The unhappy man who was now lord of the empire had been for some ten years a hypocrite in his Christian profession. No sooner was he proclaimed emperor, than he openly professed himself a restorer of the old religion. Then it was that he "washed off the laver" of baptism by a hideous self-immersion in bull's blood,[65] and sought to cleanse his hands from the touch of the bloodless Sacrifice by holding in them the entrails of victims. He set up an image of Fortune in the great church, and while he was sacrificing there, Maris, bishop of Chalcedon, now a blind old man, was led up to him at his own request, and rebuked his impiety. "Will thy Galilæan God cure thy blindness?" asked Julian. "I thank my God," said Maris, "for the blindness which saves me from seeing the face of an apostate."
The last of Julian's attacks upon Christianity was his attempt to rebuild the temple of Jerusalem. He did indeed wish to aid the Jews in their desire of renewing the Levitical sacrifices, and to secure their attachment to his government in spite of its paganism; but his main object was to confound the Gospel by raising up the fabric which it had expressly doomed, and thus reviving the system of which that fabric had been the symbol and centre.

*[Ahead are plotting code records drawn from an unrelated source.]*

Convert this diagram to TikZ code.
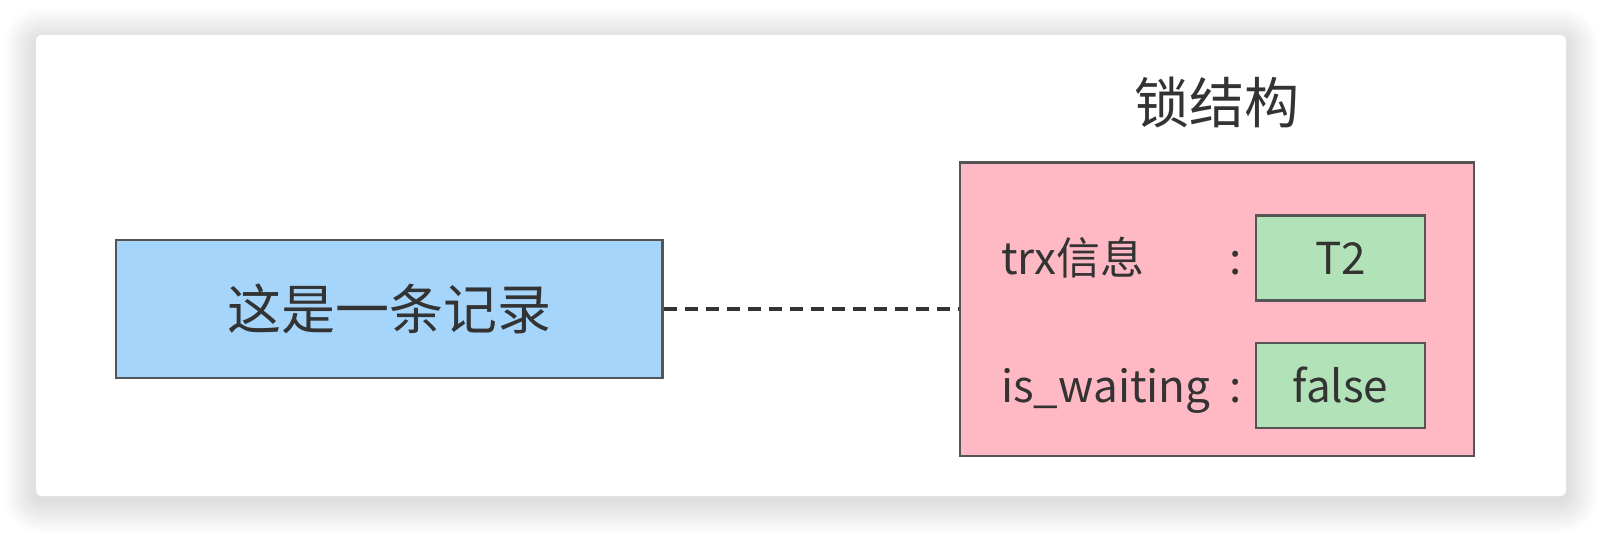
\documentclass[tikz,border=0pt]{standalone}
\usepackage{fontspec}
\setmainfont{Noto Sans CJK SC}
\usepackage{xcolor}
\usetikzlibrary{positioning}
\definecolor{recblue}{HTML}{A6D5FB}
\definecolor{lockpink}{HTML}{FFB9C5}
\definecolor{valgreen}{HTML}{B2E2B8}
\definecolor{edgegray}{HTML}{555555}
\definecolor{textgray}{HTML}{333333}
\tikzset{
    boxnode/.style = {draw=edgegray, rectangle, line width=1.2pt, inner sep=0pt, text=textgray},
    valuenode/.style = {boxnode, fill=valgreen, minimum width=84.5pt, minimum height=42.5pt,
      font=\fontsize{22}{26}\selectfont},
    textnode/.style = {draw=none, fill=none, rectangle, inner sep=0pt, text=textgray,
      font=\fontsize{22}{26}\selectfont},
    titlenode/.style = {textnode, font=\fontsize{27.5}{32}\selectfont},
    connect/.style = {textgray, line width=1.8pt, dash pattern=on 6.5pt off 4pt}
}

\begin{document}
\begin{tikzpicture}[x=0.5pt, y=-0.5pt]
    \useasboundingbox (0,0) rectangle (1602,532);
    % card with soft shadow
    \foreach \i in {1,...,16}
        \fill[black, opacity=0.009, rounded corners=3pt+\i*1pt] (36-2*\i,40-2*\i) rectangle (1566+2*\i,501+2*\i);
    \fill[white, rounded corners=3pt] (36,35) rectangle (1566,496);

    \node [name=lock, boxnode, fill=lockpink, minimum width=257pt, minimum height=146.75pt] at (1217,309.25) {};
    \node [name=rec, boxnode, fill=recblue, minimum width=273.25pt, minimum height=69pt,
        font=\fontsize{27}{32}\selectfont, left=147.5pt of lock] {这是一条记录};
    \node [name=title, titlenode] at (1217,102) {锁结构};

    \node [name=trxval, valuenode, below left=26.5pt and 24.5pt of lock.north east] {T2};
    \node [name=waitval, valuenode, below=20pt of trxval] {false};

    \node [name=trx, textnode, anchor=base west, xshift=21pt] at (lock.west |- trxval.base) {trx信息};
    \node [name=wait, textnode, anchor=base west, xshift=21pt] at (lock.west |- waitval.base) {is\_waiting};
    \node [name=trxcolon, textnode, anchor=base, xshift=-9.5pt] at (trxval.west |- trxval.base) {:};
    \node [name=waitcolon, textnode, anchor=base, xshift=-9.5pt] at (waitval.west |- waitval.base) {:};

    \draw [connect] (rec) -- (lock);
\end{tikzpicture}
\end{document}
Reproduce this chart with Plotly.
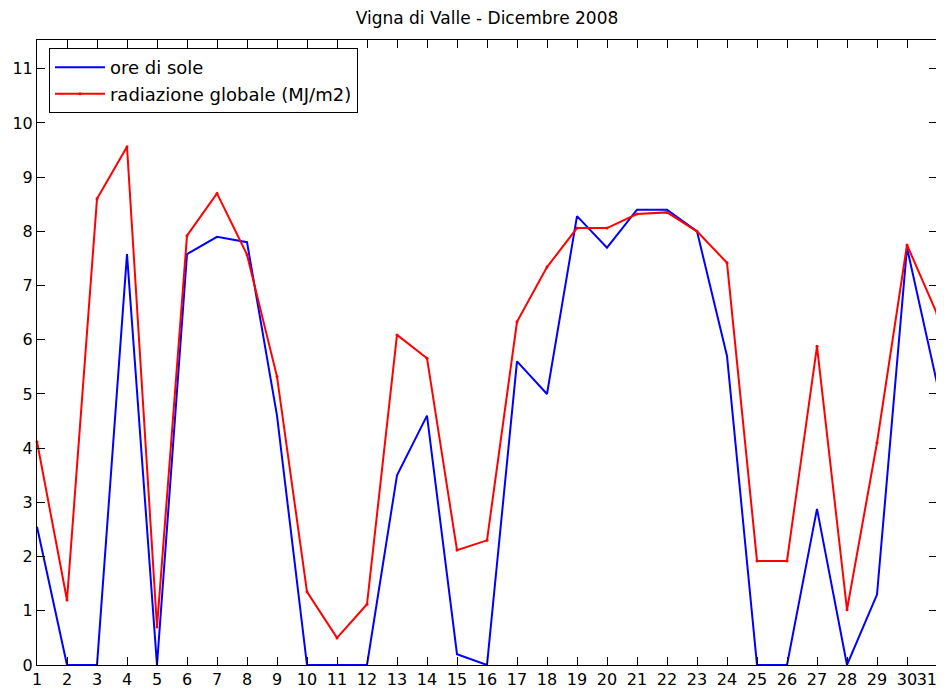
import plotly.graph_objects as go

giorni = list(range(1, 32))
ore_di_sole = [2.55, 0, 0, 7.58, 0, 7.58, 7.9, 7.8, 4.6, 0, 0, 0, 3.5, 4.6, 0.2, 0,
               5.6, 5.0, 8.28, 7.7, 8.4, 8.4, 8.0, 5.7, 0, 0, 2.88, 0, 1.3, 7.7, 5.2]
radiazione = [4.12, 1.2, 8.6, 9.56, 0.7, 7.92, 8.7, 7.57, 5.32, 1.35, 0.5, 1.12, 6.09, 5.66,
              2.12, 2.3, 6.33, 7.34, 8.06, 8.06, 8.32, 8.35, 8.0, 7.42, 1.92, 1.92, 5.88,
              1.02, 4.1, 7.75, 6.48]
x_ticks = list(range(1, 32))
x_labels = [str(v) for v in x_ticks[:-1]] + [
    "31<span style='color:rgba(0,0,0,0)'>00</span>"]
y_ticks = list(range(0, 12))

fig = go.Figure()
fig.add_trace(go.Scatter(x=giorni, y=ore_di_sole, mode="lines", name="ore di sole",
                         line=dict(color="#0000ff", width=2)))
fig.add_trace(go.Scatter(x=giorni, y=radiazione, mode="lines+markers",
                         name="radiazione globale (MJ/m2)",
                         line=dict(color="#ff0000", width=2),
                         marker=dict(color="#ff0000", size=3), cliponaxis=False))

font = "DejaVu Sans, Verdana, sans-serif"
fig.update_layout(
    width=936, height=682,
    margin=dict(l=29, r=7, t=32, b=25, autoexpand=False),
    paper_bgcolor="white", plot_bgcolor="white",
    font=dict(family=font, size=16, color="black"),
    title=dict(text="Vigna di Valle - Dicembre 2008", x=0.5, xref="paper", xanchor="center",
               y=0.985, yanchor="middle", font=dict(size=17, family=font)),
    showlegend=True,
    legend=dict(x=0.0133, y=0.987, xanchor="left", yanchor="top",
                bordercolor="black", borderwidth=1, bgcolor="white",
                font=dict(size=18, family=font), tracegroupgap=0, itemwidth=50),
)
fig.update_xaxes(range=[1, 31], tickvals=x_ticks, ticktext=x_labels, tickangle=0,
                 ticks="inside", ticklen=8, tickcolor="black", showline=True,
                 linecolor="black", linewidth=1, mirror="ticks", showgrid=False,
                 zeroline=False, automargin=False, ticklabeloverflow="allow")
fig.update_yaxes(range=[0, 11.53], tickvals=y_ticks, ticktext=[str(v) for v in y_ticks],
                 ticks="inside", ticklen=8, tickcolor="black", showline=True,
                 linecolor="black", linewidth=1, mirror="ticks", showgrid=False,
                 zeroline=False, automargin=False)

fig.write_html("out.html")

The rapturous hopes of the Jews were expressed in the scene which followed the imperial mandate, when silver spades and mattocks were employed, and earth was carried away from the excavations in the rich dresses of delicate women. The faith of the Christians was expressed by Cyril's denunciations of the predestined failure. Full of confidence he proclaimed that the enterprise, so far from succeeding, would prove to all men the impossibility of resisting the decree of God. Great must have been his faith, for every appearance was against him. The heathen historian, Ammianus Marcellinus, tells us what ensued. After all possible assistance had been given by the authorities, "fearful balls of fire breaking out near the foundations with repeated attacks, scorched the workmen several times, and rendered the place inaccessible; and in this way, after obstinate repulses by the fiery element, the undertaking was brought to a stand." Various details are added by Christian writers, as of an earthquake, a whirlwind, fire from heaven, a luminous cross in the air, and marks of crosses on the garments of the Jews. It is possible that in these particulars there is an element of exaggeration, and that in the fiery eruption itself, natural agencies were employed. But that those agencies should manifest themselves at that particular crisis will appear accidental, as men speak, to those only who do not estimate the exceeding awfulness of the occasion,—the unparalleled historical position of Julian, the mystery of iniquity in his general policy, and the specially anti-Christian malignity of this attempt at a confutation of Christ's words.